*STORED RECORDS*.
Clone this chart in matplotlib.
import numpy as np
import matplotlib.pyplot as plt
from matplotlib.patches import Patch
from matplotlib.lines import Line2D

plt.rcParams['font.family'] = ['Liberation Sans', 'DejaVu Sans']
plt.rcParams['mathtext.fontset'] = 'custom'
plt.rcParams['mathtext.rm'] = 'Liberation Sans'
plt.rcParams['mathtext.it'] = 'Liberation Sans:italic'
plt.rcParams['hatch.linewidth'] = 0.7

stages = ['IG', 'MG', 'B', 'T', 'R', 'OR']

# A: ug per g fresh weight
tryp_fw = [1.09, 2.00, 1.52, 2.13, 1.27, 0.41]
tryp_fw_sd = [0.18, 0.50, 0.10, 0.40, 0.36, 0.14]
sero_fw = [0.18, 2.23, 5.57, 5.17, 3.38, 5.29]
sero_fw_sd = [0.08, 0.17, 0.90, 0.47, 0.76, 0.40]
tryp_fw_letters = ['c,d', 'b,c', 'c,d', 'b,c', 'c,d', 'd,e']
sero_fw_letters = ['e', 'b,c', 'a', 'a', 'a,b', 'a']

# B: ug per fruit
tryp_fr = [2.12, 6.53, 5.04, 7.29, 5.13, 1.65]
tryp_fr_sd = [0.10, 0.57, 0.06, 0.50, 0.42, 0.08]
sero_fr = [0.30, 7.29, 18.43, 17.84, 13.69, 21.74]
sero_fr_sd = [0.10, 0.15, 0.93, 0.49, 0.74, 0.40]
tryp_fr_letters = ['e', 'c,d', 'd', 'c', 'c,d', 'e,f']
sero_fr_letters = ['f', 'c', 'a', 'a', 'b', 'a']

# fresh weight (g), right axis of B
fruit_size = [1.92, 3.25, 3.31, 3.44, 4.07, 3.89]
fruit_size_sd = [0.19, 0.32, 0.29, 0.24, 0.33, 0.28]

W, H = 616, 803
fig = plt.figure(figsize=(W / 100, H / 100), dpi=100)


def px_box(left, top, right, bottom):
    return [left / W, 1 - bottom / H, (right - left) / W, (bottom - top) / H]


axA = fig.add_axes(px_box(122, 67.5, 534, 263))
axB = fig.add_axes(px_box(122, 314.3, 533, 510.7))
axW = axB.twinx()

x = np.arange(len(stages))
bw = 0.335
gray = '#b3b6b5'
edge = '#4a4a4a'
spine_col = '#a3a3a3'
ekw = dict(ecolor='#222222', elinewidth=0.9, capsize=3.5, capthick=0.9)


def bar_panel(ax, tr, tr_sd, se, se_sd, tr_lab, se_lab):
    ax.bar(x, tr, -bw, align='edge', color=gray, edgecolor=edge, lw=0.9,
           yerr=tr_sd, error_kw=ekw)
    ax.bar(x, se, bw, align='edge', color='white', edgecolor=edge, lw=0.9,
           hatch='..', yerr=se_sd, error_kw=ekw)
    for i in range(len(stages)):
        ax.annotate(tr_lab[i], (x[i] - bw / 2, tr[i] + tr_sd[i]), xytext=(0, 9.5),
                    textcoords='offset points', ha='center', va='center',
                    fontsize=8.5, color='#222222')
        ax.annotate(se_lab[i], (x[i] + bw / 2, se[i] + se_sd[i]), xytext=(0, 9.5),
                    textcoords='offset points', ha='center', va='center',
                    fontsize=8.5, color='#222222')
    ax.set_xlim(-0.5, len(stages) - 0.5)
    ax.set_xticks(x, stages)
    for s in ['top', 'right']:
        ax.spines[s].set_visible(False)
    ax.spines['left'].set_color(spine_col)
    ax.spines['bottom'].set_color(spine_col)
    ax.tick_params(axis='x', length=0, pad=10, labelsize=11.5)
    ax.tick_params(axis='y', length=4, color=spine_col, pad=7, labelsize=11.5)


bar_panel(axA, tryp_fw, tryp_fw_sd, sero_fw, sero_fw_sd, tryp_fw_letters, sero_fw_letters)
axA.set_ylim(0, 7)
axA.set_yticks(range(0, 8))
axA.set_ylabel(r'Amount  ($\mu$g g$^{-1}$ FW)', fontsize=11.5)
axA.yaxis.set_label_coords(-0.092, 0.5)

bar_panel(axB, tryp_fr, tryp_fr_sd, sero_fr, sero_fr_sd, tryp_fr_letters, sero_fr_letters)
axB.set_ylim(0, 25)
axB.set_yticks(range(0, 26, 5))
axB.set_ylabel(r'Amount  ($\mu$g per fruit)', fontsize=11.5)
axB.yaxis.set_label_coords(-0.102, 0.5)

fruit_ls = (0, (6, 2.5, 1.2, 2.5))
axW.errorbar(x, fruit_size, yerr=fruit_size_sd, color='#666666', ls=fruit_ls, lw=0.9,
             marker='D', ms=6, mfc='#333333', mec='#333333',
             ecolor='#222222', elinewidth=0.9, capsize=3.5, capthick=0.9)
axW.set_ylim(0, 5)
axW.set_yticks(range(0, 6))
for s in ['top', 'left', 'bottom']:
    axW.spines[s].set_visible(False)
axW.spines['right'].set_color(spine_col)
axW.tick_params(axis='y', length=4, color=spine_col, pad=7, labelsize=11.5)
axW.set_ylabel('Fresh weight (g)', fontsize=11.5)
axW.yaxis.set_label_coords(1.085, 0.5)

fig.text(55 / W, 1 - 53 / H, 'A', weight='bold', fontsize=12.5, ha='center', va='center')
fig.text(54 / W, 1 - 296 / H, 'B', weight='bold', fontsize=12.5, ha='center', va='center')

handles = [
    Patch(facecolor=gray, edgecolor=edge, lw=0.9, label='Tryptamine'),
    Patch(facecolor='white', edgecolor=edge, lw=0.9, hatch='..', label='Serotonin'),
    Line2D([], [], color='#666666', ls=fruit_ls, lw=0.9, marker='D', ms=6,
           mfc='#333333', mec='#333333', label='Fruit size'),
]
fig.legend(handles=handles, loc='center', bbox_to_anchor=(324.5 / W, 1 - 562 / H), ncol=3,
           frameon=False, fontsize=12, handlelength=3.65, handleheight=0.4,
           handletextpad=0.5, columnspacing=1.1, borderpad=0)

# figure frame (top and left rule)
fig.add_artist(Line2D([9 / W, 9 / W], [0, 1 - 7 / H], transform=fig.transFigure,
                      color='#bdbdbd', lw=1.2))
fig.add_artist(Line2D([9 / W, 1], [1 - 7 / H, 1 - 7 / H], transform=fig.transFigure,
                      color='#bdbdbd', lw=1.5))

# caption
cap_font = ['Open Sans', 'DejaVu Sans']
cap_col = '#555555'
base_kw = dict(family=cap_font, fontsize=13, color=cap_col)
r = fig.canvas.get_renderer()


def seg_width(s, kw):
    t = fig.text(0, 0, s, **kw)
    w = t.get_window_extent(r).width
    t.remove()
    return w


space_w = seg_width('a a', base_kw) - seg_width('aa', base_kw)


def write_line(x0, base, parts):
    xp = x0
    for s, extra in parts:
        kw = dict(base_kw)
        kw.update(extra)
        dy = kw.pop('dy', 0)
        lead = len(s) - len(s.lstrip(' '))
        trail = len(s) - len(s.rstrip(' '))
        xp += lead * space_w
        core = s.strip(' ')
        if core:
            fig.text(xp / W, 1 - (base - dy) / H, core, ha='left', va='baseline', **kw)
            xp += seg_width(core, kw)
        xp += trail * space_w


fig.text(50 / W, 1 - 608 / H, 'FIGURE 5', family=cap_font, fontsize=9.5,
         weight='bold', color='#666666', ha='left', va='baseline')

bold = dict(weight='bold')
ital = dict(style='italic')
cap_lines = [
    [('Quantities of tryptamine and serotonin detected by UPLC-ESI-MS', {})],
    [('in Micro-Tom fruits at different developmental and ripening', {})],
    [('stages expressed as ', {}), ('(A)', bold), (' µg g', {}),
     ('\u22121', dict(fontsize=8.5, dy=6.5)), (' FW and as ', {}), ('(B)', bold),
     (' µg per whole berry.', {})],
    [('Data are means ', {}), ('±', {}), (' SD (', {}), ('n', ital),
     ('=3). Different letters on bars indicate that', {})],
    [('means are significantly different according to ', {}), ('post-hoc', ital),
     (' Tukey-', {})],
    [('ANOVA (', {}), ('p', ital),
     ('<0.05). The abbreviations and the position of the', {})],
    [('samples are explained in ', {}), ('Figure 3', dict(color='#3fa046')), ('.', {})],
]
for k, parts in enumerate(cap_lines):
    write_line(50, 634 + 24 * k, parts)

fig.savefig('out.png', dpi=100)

--

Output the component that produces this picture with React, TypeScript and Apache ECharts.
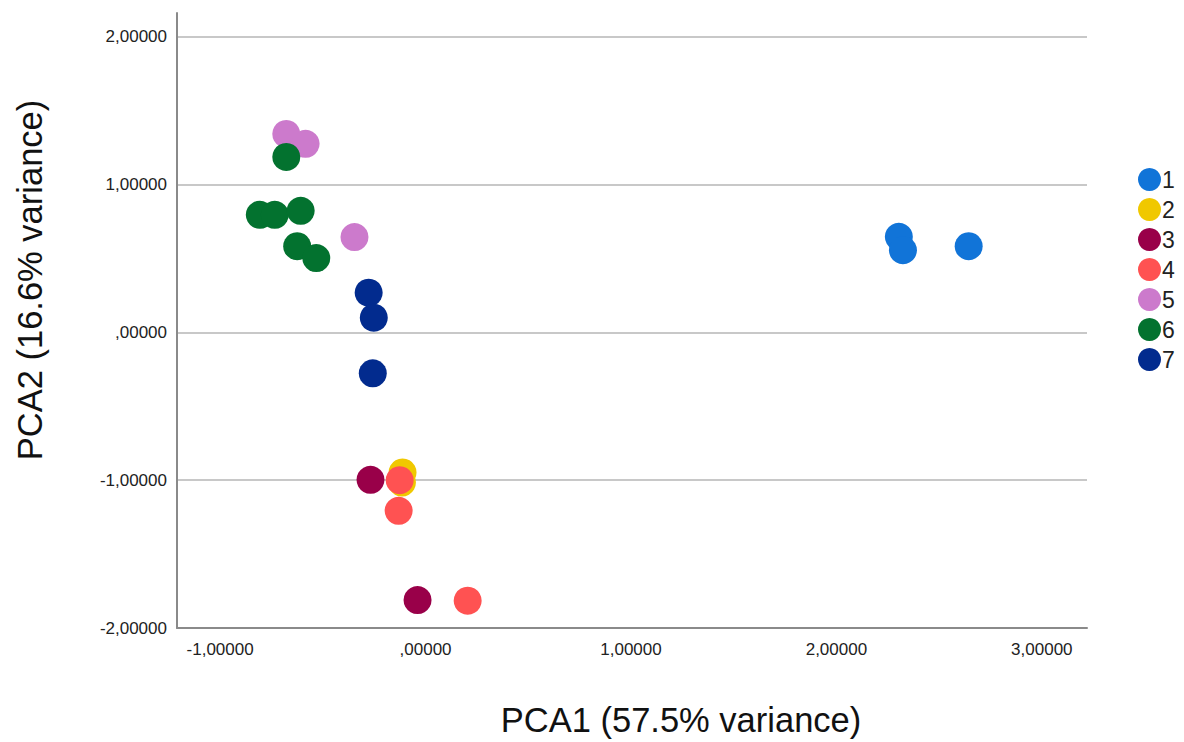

*WHAT IS BEING ASKED*.
Begin with the line containing "Clone this chart in matplotlib.", end with the line containing "stages = ['IG', 'MG', 'B', 'T', 'R', 'OR']", and transcribe exactly every line in that span, with nothing added.

*ANSWER BELOW*.
Clone this chart in matplotlib.
import numpy as np
import matplotlib.pyplot as plt
from matplotlib.patches import Patch
from matplotlib.lines import Line2D

plt.rcParams['font.family'] = ['Liberation Sans', 'DejaVu Sans']
plt.rcParams['mathtext.fontset'] = 'custom'
plt.rcParams['mathtext.rm'] = 'Liberation Sans'
plt.rcParams['mathtext.it'] = 'Liberation Sans:italic'
plt.rcParams['hatch.linewidth'] = 0.7

stages = ['IG', 'MG', 'B', 'T', 'R', 'OR']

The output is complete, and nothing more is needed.